Mas el Señor permitió que le sobreviniese esta prueba o aflicción, con el fin de dar a los venideros un ejemplo de paciencia, semejante al de Job.
Porque, en efecto, como desde su niñez vivió siempre en temor de Dios, y guardó sus mandamientos, no se quejó contra Dios por la desgracia de la ceguera que le envió;
sino que permaneció firme en el temor de Dios, dándole gracias todos los días de su vida.

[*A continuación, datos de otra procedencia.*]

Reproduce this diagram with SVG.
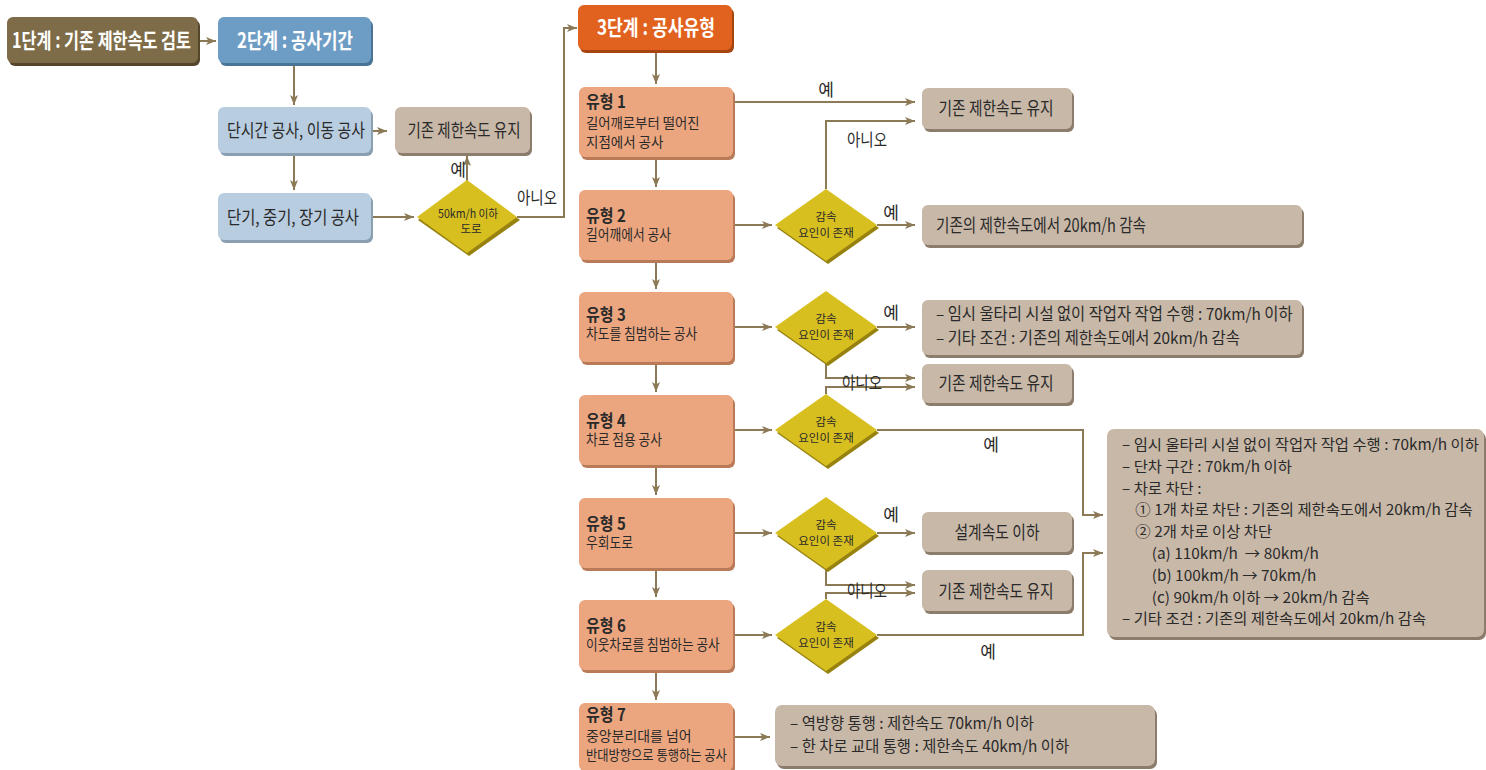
<svg xmlns="http://www.w3.org/2000/svg" width="1486" height="770" viewBox="0 0 1486 770">
<defs>
<marker id="ah" viewBox="0 0 10 8" refX="10" refY="4" markerWidth="10" markerHeight="8" markerUnits="userSpaceOnUse" orient="auto">
<path d="M0,0 L10,4 L0,8 L2.5,4 z" fill="#8b7a55"/>
</marker>
<style>
text{font-family:"Noto Sans CJK KR","Noto Sans",sans-serif;fill:#2a2a2a}
.w{fill:#ffffff;font-weight:bold;font-size:21px}
.m{font-size:18.5px}
.s3{font-size:16.5px}
.s4{font-size:15px}
.s7{font-size:15.8px}
.t{font-size:17px;font-weight:bold}
.u{font-size:14.5px;font-weight:normal}
.v{font-size:13.5px;font-weight:normal}
.d{font-size:11.5px}
.l{font-size:17px}
.c{fill:none;stroke:#8b7a55;stroke-width:2;marker-end:url(#ah)}
.b1{fill:#7e6c48}.b1s{fill:#54452b}
.b2{fill:#6d9cc4}.b2s{fill:#4a7496}
.lb{fill:#b9cde0}.lbs{fill:#8a9fb2}
.tn{fill:#c8b8a8}.tns{fill:#8c7c6b}
.or{fill:#e1621e}.ors{fill:#a5440f}
.sa{fill:#eca67f}.sas{fill:#b97b57}
.dm{fill:#d8bf20}.dms{fill:#978210}
</style>
</defs>

<g id="connectors">
<path class="c" d="M198,41 H216"/>
<path class="c" d="M294,63 V105"/>
<path class="c" d="M371,131 H387"/>
<path class="c" d="M294,153 V190"/>
<path class="c" d="M371,217 H414"/>
<path class="c" d="M467,181 V156"/>
<path class="c" d="M517,217 H564 V28 H577"/>
<path class="c" d="M656,50 V84"/>
<path class="c" d="M656,157 V187"/>
<path class="c" d="M656,260 V289"/>
<path class="c" d="M656,362 V392"/>
<path class="c" d="M656,465 V495"/>
<path class="c" d="M656,568 V597"/>
<path class="c" d="M656,670 V700"/>
<path class="c" d="M733,102 H915"/>
<path class="c" d="M826,189 V121 H915"/>
<path class="c" d="M733,225 H772"/>
<path class="c" d="M877,225 H915"/>
<path class="c" d="M733,327 H772"/>
<path class="c" d="M877,327 H915"/>
<path class="c" d="M826,363 V378 H915"/>
<path class="c" d="M826,394 V387 H915"/>
<path class="c" d="M733,430 H772"/>
<path class="c" d="M877,430 H1083 V515 H1103"/>
<path class="c" d="M733,533 H772"/>
<path class="c" d="M877,533 H915"/>
<path class="c" d="M826,569 V585 H915"/>
<path class="c" d="M826,599 V593 H915"/>
<path class="c" d="M733,635 H772"/>
<path class="c" d="M877,635 H1083 V553 H1103"/>
<path class="c" d="M733,737 H770"/>
</g>

<g id="step1">
<rect class="b1s" x="9" y="20" width="191" height="46" rx="6"/>
<rect class="b1" x="7" y="17" width="191" height="46" rx="6"/>
<text class="w" x="12" y="48" textLength="179" lengthAdjust="spacingAndGlyphs">1단계 : 기존 제한속도 검토</text>
</g>
<g id="step2">
<rect class="b2s" x="220" y="20" width="153" height="46" rx="6"/>
<rect class="b2" x="218" y="17" width="153" height="46" rx="6"/>
<text class="w" x="295" y="48" text-anchor="middle" textLength="116" lengthAdjust="spacingAndGlyphs">2단계 : 공사기간</text>
</g>
<g id="short">
<rect class="lbs" x="220" y="110" width="153" height="46" rx="6"/>
<rect class="lb" x="218" y="107" width="153" height="46" rx="6"/>
<text class="m" x="296" y="137" text-anchor="middle" textLength="138" lengthAdjust="spacingAndGlyphs">단시간 공사, 이동 공사</text>
</g>
<g id="keep0">
<rect class="tns" x="397" y="110" width="135" height="46" rx="6"/>
<rect class="tn" x="395" y="107" width="135" height="46" rx="6"/>
<text class="m" x="464" y="137" text-anchor="middle" textLength="113" lengthAdjust="spacingAndGlyphs">기존 제한속도 유지</text>
</g>
<g id="long">
<rect class="lbs" x="220" y="196" width="153" height="47" rx="6"/>
<rect class="lb" x="218" y="193" width="153" height="47" rx="6"/>
<text class="m" x="293" y="224" text-anchor="middle" textLength="132" lengthAdjust="spacingAndGlyphs">단기, 중기, 장기 공사</text>
</g>
<g id="d1">
<polygon class="dms" points="469,183 520,220 469,256 418,220"/>
<polygon class="dm" points="467,180 517,217 467,253 417,217"/>
<text class="d" x="468" y="218" text-anchor="middle"><tspan textLength="60" lengthAdjust="spacingAndGlyphs">50km/h 이하</tspan><tspan x="471" dy="15">도로</tspan></text>
<text class="l" x="458" y="176" text-anchor="middle">예</text>
<text class="l" x="537" y="204" text-anchor="middle" textLength="40" lengthAdjust="spacingAndGlyphs">아니오</text>
</g>

<g id="step3">
<rect class="ors" x="580" y="8" width="154" height="45" rx="6"/>
<rect class="or" x="578" y="5" width="154" height="45" rx="6"/>
<text class="w" x="656" y="35" text-anchor="middle" textLength="118" lengthAdjust="spacingAndGlyphs">3단계 : 공사유형</text>
</g>

<g id="type1">
<rect class="sas" x="581" y="90" width="154" height="70" rx="6"/>
<rect class="sa" x="579" y="87" width="154" height="70" rx="6"/>
<text class="t" transform="matrix(0.88,0,0,1,70.32,0)" x="586" y="108">유형 1<tspan class="v" x="586" dy="19.6" textLength="129" lengthAdjust="spacingAndGlyphs">길어깨로부터 떨어진</tspan><tspan class="v" x="586" dy="19.6" textLength="88" lengthAdjust="spacingAndGlyphs">지점에서 공사</tspan></text>
</g>
<g id="type2">
<rect class="sas" x="581" y="193" width="154" height="70" rx="6"/>
<rect class="sa" x="579" y="190" width="154" height="70" rx="6"/>
<text class="t" transform="matrix(0.88,0,0,1,70.32,0)" x="586" y="222">유형 2<tspan class="u" x="586" dy="18">길어깨에서 공사</tspan></text>
</g>
<g id="type3">
<rect class="sas" x="581" y="295" width="154" height="70" rx="6"/>
<rect class="sa" x="579" y="292" width="154" height="70" rx="6"/>
<text class="t" transform="matrix(0.88,0,0,1,70.32,0)" x="586" y="321">유형 3<tspan class="u" x="586" dy="18">차도를 침범하는 공사</tspan></text>
</g>
<g id="type4">
<rect class="sas" x="581" y="398" width="154" height="70" rx="6"/>
<rect class="sa" x="579" y="395" width="154" height="70" rx="6"/>
<text class="t" transform="matrix(0.88,0,0,1,70.32,0)" x="586" y="427">유형 4<tspan class="u" x="586" dy="18">차로 점용 공사</tspan></text>
</g>
<g id="type5">
<rect class="sas" x="581" y="501" width="154" height="70" rx="6"/>
<rect class="sa" x="579" y="498" width="154" height="70" rx="6"/>
<text class="t" transform="matrix(0.88,0,0,1,70.32,0)" x="586" y="530">유형 5<tspan class="u" x="586" dy="18">우회도로</tspan></text>
</g>
<g id="type6">
<rect class="sas" x="581" y="603" width="154" height="70" rx="6"/>
<rect class="sa" x="579" y="600" width="154" height="70" rx="6"/>
<text class="t" transform="matrix(0.88,0,0,1,70.32,0)" x="586" y="632">유형 6<tspan class="u" x="586" dy="18" textLength="152" lengthAdjust="spacingAndGlyphs">이웃차로를 침범하는 공사</tspan></text>
</g>
<g id="type7">
<rect class="sas" x="581" y="706" width="154" height="68" rx="6"/>
<rect class="sa" x="579" y="703" width="154" height="68" rx="6"/>
<text class="t" transform="matrix(0.88,0,0,1,70.32,0)" x="586" y="721">유형 7<tspan class="v" x="586" dy="19.6" textLength="120" lengthAdjust="spacingAndGlyphs">중앙분리대를 넘어</tspan><tspan class="v" x="586" dy="19.6" textLength="160" lengthAdjust="spacingAndGlyphs">반대방향으로 통행하는 공사</tspan></text>
</g>

<g id="d2">
<polygon class="dms" points="828,192 879,228 828,264 777,228"/>
<polygon class="dm" points="826,189 877,225 826,261 775,225"/>
<text class="d" x="826" y="221" text-anchor="middle">감속<tspan x="826" dy="16">요인이 존재</tspan></text>
</g>
<g id="d3">
<polygon class="dms" points="828,294 879,330 828,366 777,330"/>
<polygon class="dm" points="826,291 877,327 826,363 775,327"/>
<text class="d" x="826" y="323" text-anchor="middle">감속<tspan x="826" dy="16">요인이 존재</tspan></text>
</g>
<g id="d4">
<polygon class="dms" points="828,397 879,433 828,469 777,433"/>
<polygon class="dm" points="826,394 877,430 826,466 775,430"/>
<text class="d" x="826" y="426" text-anchor="middle">감속<tspan x="826" dy="16">요인이 존재</tspan></text>
</g>
<g id="d5">
<polygon class="dms" points="828,500 879,536 828,572 777,536"/>
<polygon class="dm" points="826,497 877,533 826,569 775,533"/>
<text class="d" x="826" y="529" text-anchor="middle">감속<tspan x="826" dy="16">요인이 존재</tspan></text>
</g>
<g id="d6">
<polygon class="dms" points="828,602 879,638 828,674 777,638"/>
<polygon class="dm" points="826,599 877,635 826,671 775,635"/>
<text class="d" x="826" y="631" text-anchor="middle">감속<tspan x="826" dy="16">요인이 존재</tspan></text>
</g>

<g id="labels">
<text class="l" x="826" y="96" text-anchor="middle">예</text>
<text class="l" x="867" y="146" text-anchor="middle" textLength="40" lengthAdjust="spacingAndGlyphs">아니오</text>
<text class="l" x="891" y="219" text-anchor="middle">예</text>
<text class="l" x="891" y="319" text-anchor="middle">예</text>
<text class="l" x="862" y="389" text-anchor="middle" textLength="40" lengthAdjust="spacingAndGlyphs">아니오</text>
<text class="l" x="991" y="451" text-anchor="middle">예</text>
<text class="l" x="891" y="521" text-anchor="middle">예</text>
<text class="l" x="867" y="597" text-anchor="middle" textLength="40" lengthAdjust="spacingAndGlyphs">아니오</text>
<text class="l" x="988" y="658" text-anchor="middle">예</text>
</g>

<g id="keep1">
<rect class="tns" x="924" y="91" width="150" height="41" rx="6"/>
<rect class="tn" x="922" y="88" width="150" height="41" rx="6"/>
<text class="m" x="996" y="115" text-anchor="middle" textLength="115" lengthAdjust="spacingAndGlyphs">기존 제한속도 유지</text>
</g>
<g id="r2">
<rect class="tns" x="924" y="208" width="380" height="40" rx="6"/>
<rect class="tn" x="922" y="205" width="380" height="40" rx="6"/>
<text class="m" x="936" y="232" textLength="210" lengthAdjust="spacingAndGlyphs">기존의 제한속도에서 20km/h 감속</text>
</g>
<g id="r3">
<rect class="tns" x="924" y="303" width="380" height="55" rx="6"/>
<rect class="tn" x="922" y="300" width="380" height="55" rx="6"/>
<text class="s3" transform="matrix(0.932,0,0,1,63.65,0)" x="936" y="320">– 임시 울타리 시설 없이 작업자 작업 수행 : 70km/h 이하<tspan x="936" dy="24">– 기타 조건 : 기존의 제한속도에서 20km/h 감속</tspan></text>
</g>
<g id="keep2">
<rect class="tns" x="924" y="367" width="150" height="39" rx="6"/>
<rect class="tn" x="922" y="364" width="150" height="39" rx="6"/>
<text class="m" x="996" y="390" text-anchor="middle" textLength="115" lengthAdjust="spacingAndGlyphs">기존 제한속도 유지</text>
</g>
<g id="r4">
<rect class="tns" x="1109" y="432" width="377" height="208" rx="7"/>
<rect class="tn" x="1107" y="429" width="377" height="208" rx="7"/>
<text class="s4" transform="matrix(1.026,0,0,1,-29.17,0)" x="1122" y="450" xml:space="preserve">– 임시 울타리 시설 없이 작업자 작업 수행 : 70km/h 이하<tspan x="1122" dy="21.8">– 단차 구간 : 70km/h 이하</tspan><tspan x="1122" dy="21.8">– 차로 차단 :</tspan><tspan x="1135" dy="21.8">① 1개 차로 차단 : 기존의 제한속도에서 20km/h 감속</tspan><tspan x="1135" dy="21.8">② 2개 차로 이상 차단</tspan><tspan x="1151" dy="21.8">(a) 110km/h  → 80km/h</tspan><tspan x="1151" dy="21.8">(b) 100km/h → 70km/h</tspan><tspan x="1151" dy="21.8">(c) 90km/h 이하 → 20km/h 감속</tspan><tspan x="1122" dy="21.8">– 기타 조건 : 기존의 제한속도에서 20km/h 감속</tspan></text>
</g>
<g id="r5">
<rect class="tns" x="924" y="515" width="150" height="40" rx="6"/>
<rect class="tn" x="922" y="512" width="150" height="40" rx="6"/>
<text class="m" x="997" y="539" text-anchor="middle" textLength="85" lengthAdjust="spacingAndGlyphs">설계속도 이하</text>
</g>
<g id="keep3">
<rect class="tns" x="924" y="573" width="150" height="41" rx="6"/>
<rect class="tn" x="922" y="570" width="150" height="41" rx="6"/>
<text class="m" x="996" y="598" text-anchor="middle" textLength="115" lengthAdjust="spacingAndGlyphs">기존 제한속도 유지</text>
</g>
<g id="r7">
<rect class="tns" x="777" y="708" width="380" height="61" rx="7"/>
<rect class="tn" x="775" y="705" width="380" height="61" rx="7"/>
<text class="s7" transform="matrix(0.974,0,0,1,20.54,0)" x="790" y="729">– 역방향 통행 : 제한속도 70km/h 이하<tspan x="790" dy="23">– 한 차로 교대 통행 : 제한속도 40km/h 이하</tspan></text>
</g>
</svg>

Y al modo que los reyes o poderosos insultaban al paciente Job, así a Tobías le zaherían su modo de vivir los parientes y deudos, diciendo:
¿Dónde está tu esperanza, por la cual hacías limosnas y entierros?
Tobías los reprendía, diciendo: No habléis de esa manera;
puesto que nosotros somos los hijos de los santos patriarcas, y esperamos aquella vida que ha de dar Dios a los que siempre conservan en él su fe.
Entretanto Ana, su mujer, iba todos los días a tejer, y traía el sustento que podía ganar con el trabajo de sus manos.
Y así fue que recibiendo un cabrito de leche, lo trajo a su casa,
cuyo balido, como lo oyese su marido, dijo: Mirad que no sea acaso hurtado: restituidlo a sus dueños porque no nos es lícito comer, ni tocar cosa robada.
A lo que su mujer, irritada, respondió: Bien claro es que ha salido vana tu esperanza, y ahora se ve el fruto de tus limosnas.
Y con estas y semejantes palabras lo zahería."